Helena loves the bathroom sink.  I've mentioned that in other blog posts, but she loves it so much it bears repeating.  And in the last several days, to her surprise and joy, she has learned to turn the water on: she stands before the mirror, by the sink, and throws herself toward the mirror, as if to embrace her own image.  As her belly hits the handle on the faucet, the water flows on.  She looks toward the spigot, straightens up, and smiles as broadly as a girl can smile.

Though several times Helena has also been able to turn the water on with her hand, it seems that she thinks that the cause of the water flow is her lunge to touch her own image, a fact that inspired a conversation about magical thinking and the philosophy of David Hume.  As much as we might like to dismiss magic in current rationalist discourse, we can actually see it as an important precursor for modern science, because magic is basically an attempt to understand cause and effect.  I got sick, and I don't know why.  On the other hand, when I get a bruise, I know why: it's because I got in a fight and my enemy hit me.  Under the same logic, then, if I am hurt by illness, it must be because my enemy did it.  Magic serves as the connection to explain how my enemy was able to affect me at a distance.
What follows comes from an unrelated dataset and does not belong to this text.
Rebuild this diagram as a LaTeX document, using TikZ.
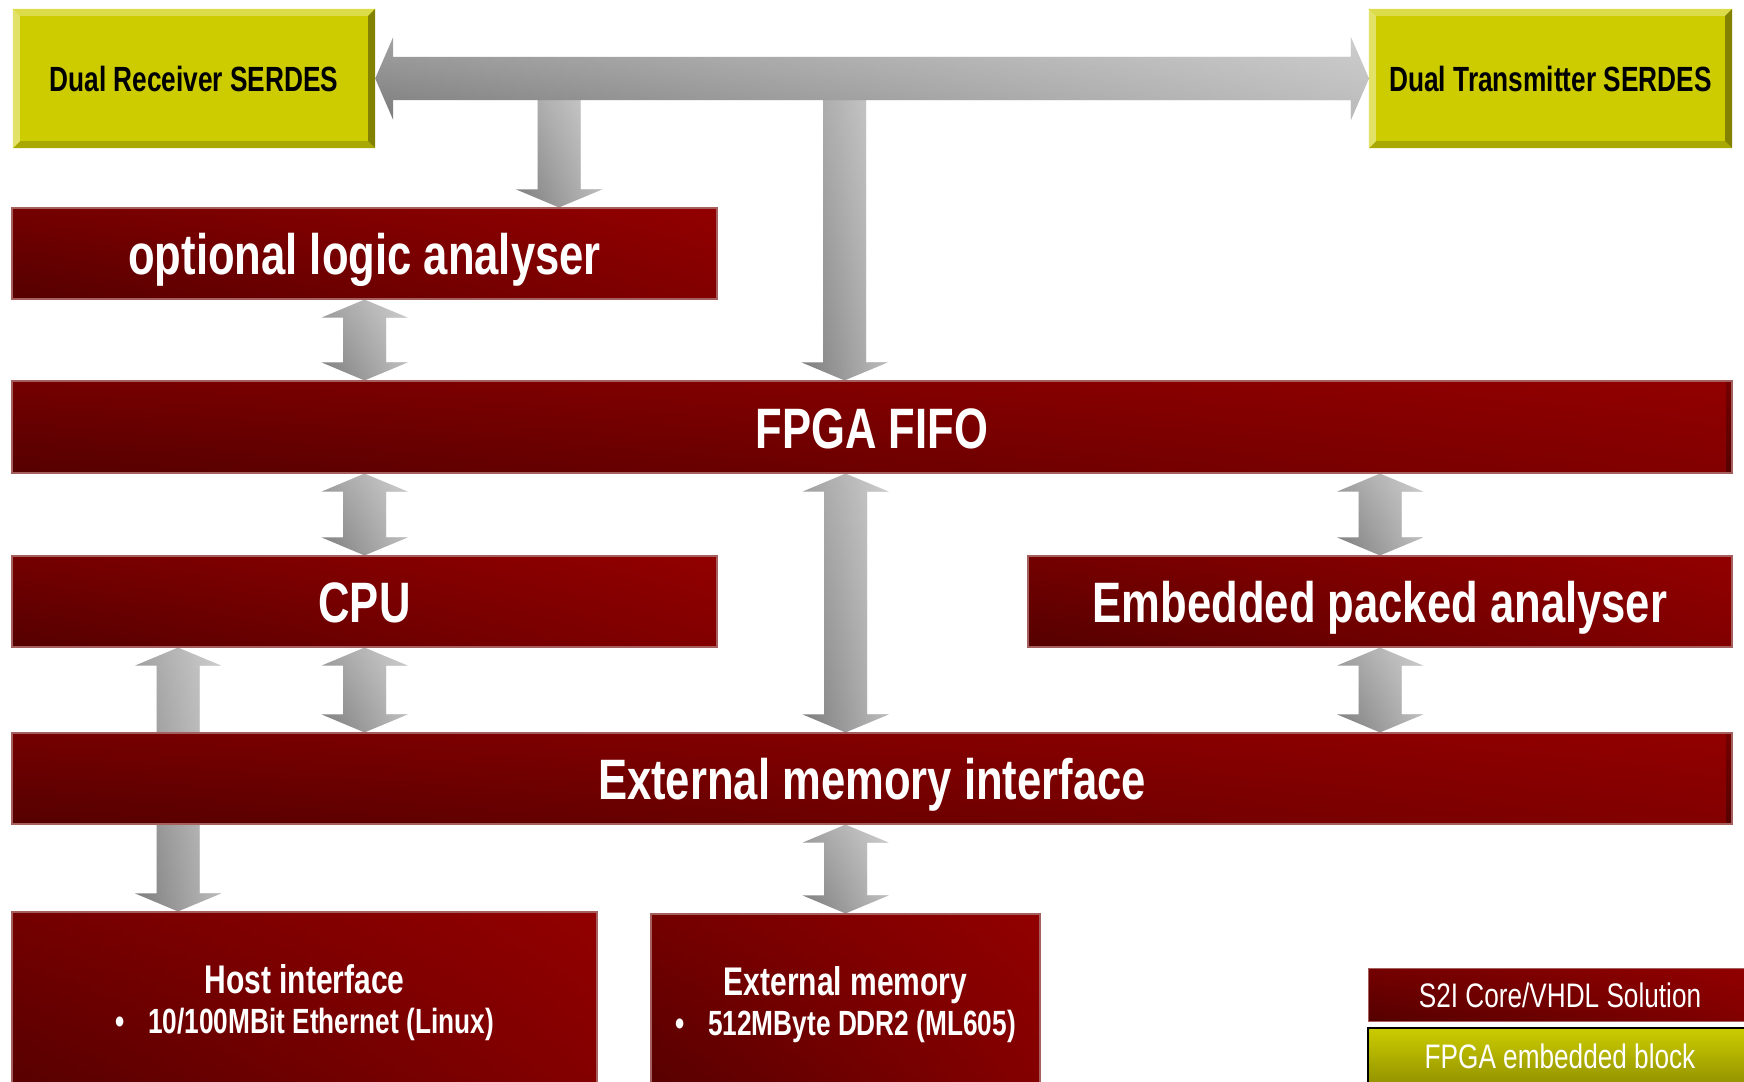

Helena isn't thinking magically, but she is trying to connect cause and effect: Whenever I lunge at the mirror, the water turns on, so she thinks the lunge is the cause of the water.  To a certain degree, it is, but only when mediated by her belly striking the handle, the essential element she may not yet have grasped.  The point is that she is researching her world, and trying to find ways to test her hypotheses.  When she tries the same thing with another bathroom mirror, and the water doesn't turn on because the handle for the sink is somewhere else, she'll have to develop new hypotheses.

By seeing people's failure to connect causes and effects (or their recognition that they had the wrong cause for the observed effect), the Scottish philosopher David Hume developed a skepticism about the intrinsic connection between cause and effect.  We may assume that the lunge at the mirror causes the water to flow (or that the rotation of a key causes the car to start), but we never know if we are actually right.  It may be that we just haven't found the case where it doesn't work, or the intermediary step that is truly essential (turning the handle).  This skepticism did great things for philosophy and science, forcing Kant to develop his categories of apperception and bringing the scientific method of trial and error closer to its modern form.

At least that's why I explained to Helena Iara.  She wasn't that interested.  She just wanted to turn the water on again.